Thao talked about it with smiles. From the top of the hill, she looked far to the end of the 232.24 hectares forest land that she and other villagers are going to manage, envisioning a green that would span down to the foot of the hill.

“It will be very different in a few months,” Thao said. “It will help our villagers with better livelihoods. So, we will try our best to protect it for the next generations to use as well.”

In Uyen Phong Village, Chau Hoa Commune, Tuyen Hoa District, villagers launched a party celebrating the official hand-over of the management of 52.55 hectares of forest land. A prayer had been held at two temples near the forest where local people worship the god and the goddess of the woods.
So far, CIRD has assisted several Ma Lieng and Kinh communities in Quang Binh to claim back the rights to forest management. Apart from advocating for the control to be transferred from state-owned companies to communities, CIRD has provided trainings to local people on how to effectively and sustainably preserve, develop and exploit forestry products for their livelihoods.

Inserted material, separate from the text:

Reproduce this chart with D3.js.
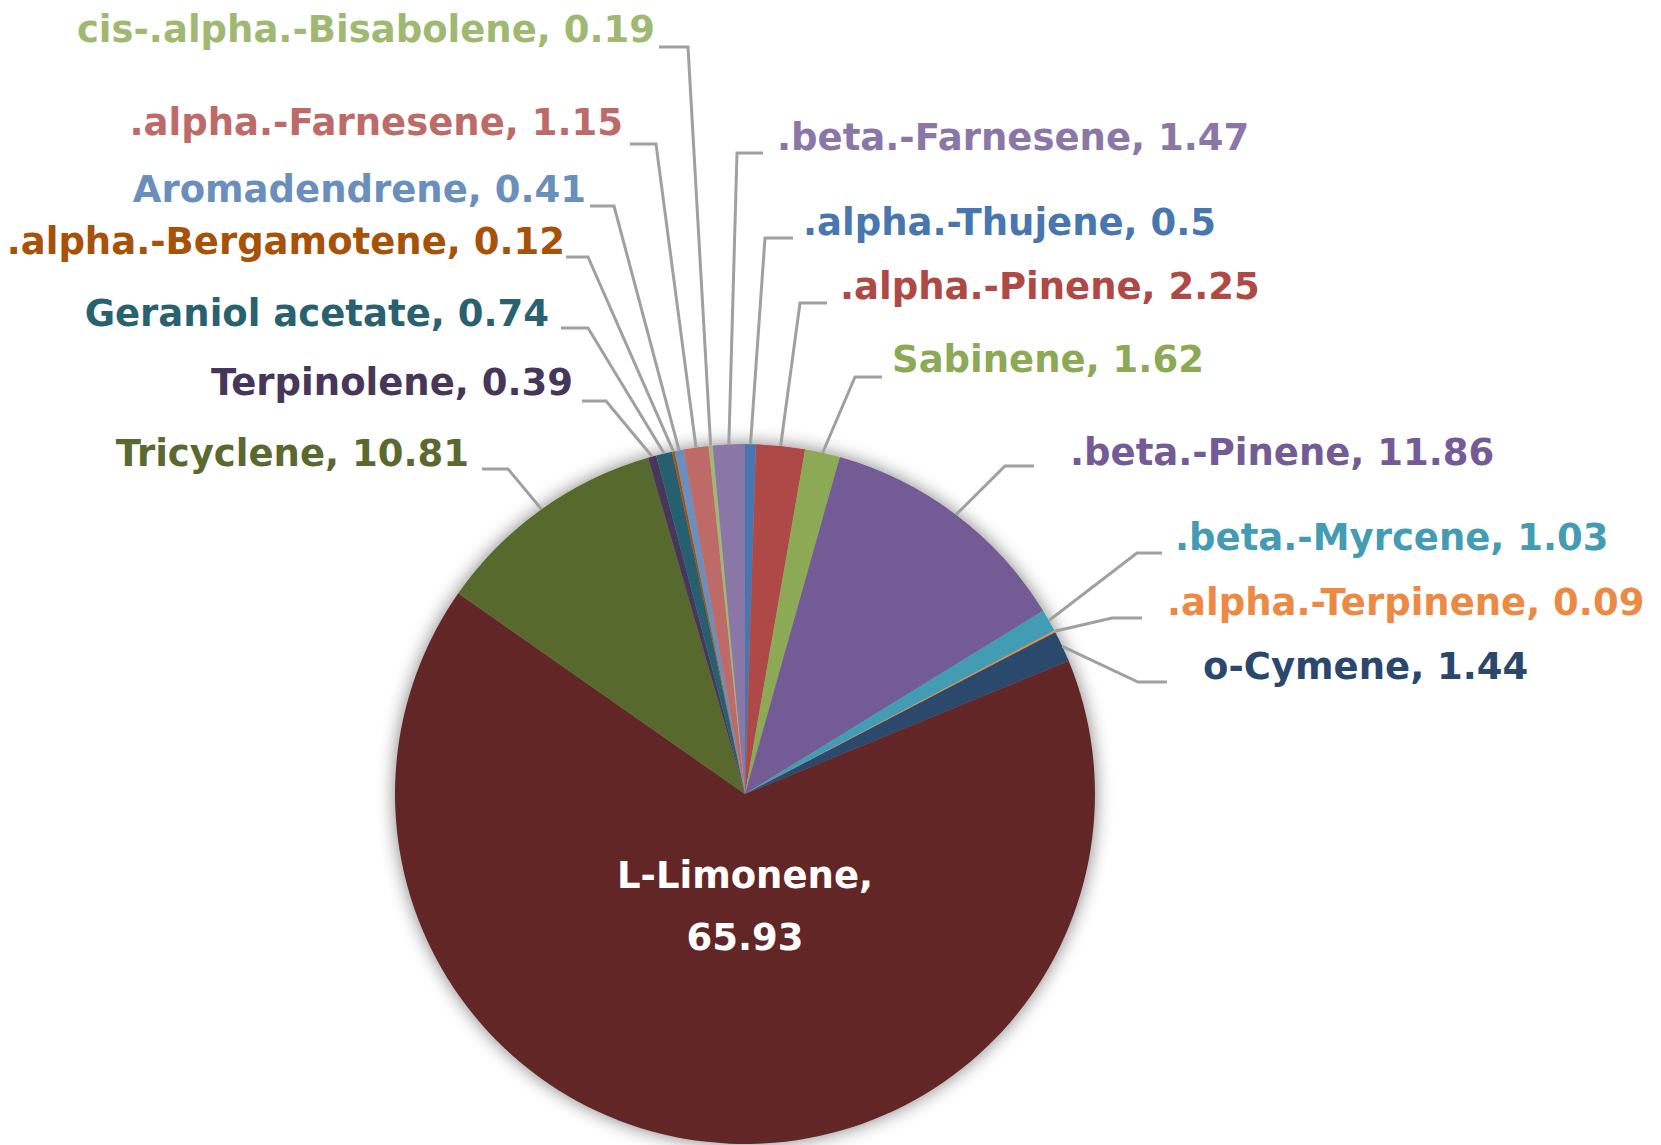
<!DOCTYPE html>
<meta charset="utf-8">
<body style="margin:0;background:#ffffff">
<div id="chart"></div>
<script src="https://d3js.org/d3.v7.min.js"></script>
<script>

// slices, clockwise from 12 o'clock
var names = [".alpha.-Thujene", ".alpha.-Pinene", "Sabinene", ".beta.-Pinene", ".beta.-Myrcene",
    ".alpha.-Terpinene", "o-Cymene", "L-Limonene", "Tricyclene", "Terpinolene", "Geraniol acetate",
    ".alpha.-Bergamotene", "Aromadendrene", ".alpha.-Farnesene", "cis-.alpha.-Bisabolene", ".beta.-Farnesene"];
var values = [0.5, 2.25, 1.62, 11.86, 1.03, 0.09, 1.44, 65.93, 10.81, 0.39, 0.74, 0.12, 0.41, 1.15, 0.19, 1.47];

var colors = ["#4876AE", "#AF4946", "#8CAA55", "#735C96", "#439CB3", "#EC8A45", "#2A486D", "#632827",
    "#59692F", "#46365A", "#28616F", "#A85108", "#6A8FBC", "#BD6B69", "#A0B972", "#8A77A7"];

// label placement: text x, baseline, leader y, leader end near text, leader elbow
var labelPos = [
    [803, 235, 238, 793, 765],
    [840, 299, 303, 827, 800],
    [892, 372, 377, 882, 855],
    [1070, 465, 466, 1034, 1005],
    [1175, 550, 553, 1162, 1137],
    [1167, 615, 618, 1142, 1112],
    [1203, 679, 682, 1167, 1138],
    null,
    [469, 466, 469, 482, 508],
    [573, 395, 401, 582, 606],
    [549, 326, 328, 561, 588],
    [565, 254, 257, 566, 588],
    [586, 202, 206, 590, 614],
    [623, 135, 144, 630, 656],
    [655, 42, 47, 659, 688],
    [777, 150, 153, 763, 737]
];

var w = 1661, h = 1145;
var cx = 745, cy = 794, r = 350;
var fontFamily = "'DejaVu Sans', sans-serif";
var fontSize = 37;

var svg = d3.select("#chart")
    .append("svg")
    .attr("width", w)
    .attr("height", h);

var defs = svg.append("defs");
var filter = defs.append("filter")
    .attr("id", "glow")
    .attr("x", "-20%").attr("y", "-20%")
    .attr("width", "140%").attr("height", "140%");
filter.append("feGaussianBlur")
    .attr("in", "SourceAlpha")
    .attr("stdDeviation", 9);
filter.append("feComponentTransfer")
    .append("feFuncA").attr("type", "linear").attr("slope", 0.5);
var merge = filter.append("feMerge");
merge.append("feMergeNode");
merge.append("feMergeNode").attr("in", "SourceGraphic");

var pie = d3.pie().sort(null).value(function(d) { return d; });
var arcs = pie(values);

var arc = d3.arc().innerRadius(0).outerRadius(r);
var edge = d3.arc().innerRadius(r).outerRadius(r);

var g = svg.append("g")
    .attr("transform", "translate(" + cx + "," + cy + ")");

g.append("g")
    .attr("filter", "url(#glow)")
    .selectAll("path")
    .data(arcs)
    .enter()
    .append("path")
    .attr("d", arc)
    .attr("fill", function(d, i) { return colors[i]; });

var outside = arcs.filter(function(d, i) { return labelPos[i]; });

// leader lines
svg.selectAll(".leader")
    .data(outside)
    .enter()
    .append("path")
    .attr("class", "leader")
    .attr("d", function(d) {
        var p = labelPos[d.index];
        var c = edge.centroid(d);
        return "M" + (cx + c[0]) + "," + (cy + c[1]) + "L" + p[4] + "," + p[2] + "L" + p[3] + "," + p[2];
    })
    .attr("fill", "none")
    .attr("stroke", "#A0A0A0")
    .attr("stroke-width", 3);

// outside labels
svg.selectAll(".label")
    .data(outside)
    .enter()
    .append("text")
    .attr("class", "label")
    .text(function(d) { return names[d.index] + ", " + values[d.index]; })
    .attr("x", function(d) { return labelPos[d.index][0]; })
    .attr("y", function(d) { return labelPos[d.index][1]; })
    .attr("text-anchor", function(d) { return labelPos[d.index][0] < cx ? "end" : "start"; })
    .attr("font-family", fontFamily)
    .attr("font-weight", "bold")
    .attr("font-size", fontSize)
    .attr("fill", function(d) { return colors[d.index]; });

// inside label for the big slice
var big = svg.append("text")
    .attr("text-anchor", "middle")
    .attr("font-family", fontFamily)
    .attr("font-weight", "bold")
    .attr("font-size", fontSize)
    .attr("fill", "#ffffff");
big.append("tspan")
    .attr("x", cx).attr("y", 888)
    .text(names[7] + ",");
big.append("tspan")
    .attr("x", cx).attr("y", 950)
    .text(values[7]);

</script>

“Not only does it help improve the life of people, with this three-year project, we aim at better protection of the environment and water sources, as well as preservation of local cultures that have been attached to forest use for centuries,” said Ngo Van Hong, CIRD’s Director.

The official recognition of communities’ rights to local forest also means ethnic minorities in Ke, Cao, and Chuoi villages as well as Kinh people in Uyen Phong now have access to fairer sharing of local natural resources.

Villagers say besides positive economic effects the change has brought about, the good parts of the community-based forest management model also are that residents have the opportunities to build relationship, getting much more bonded together, since they now share responsibilities and benefits through co-managing the forest.

Thao said, she hopes once the trees are grown to be exploited, and other products like taro roots are ready for sale, her family of seven can increase their income without having to roam around in nearby cities for seasonal jobs.

“I already feel more secured now,” Thao said.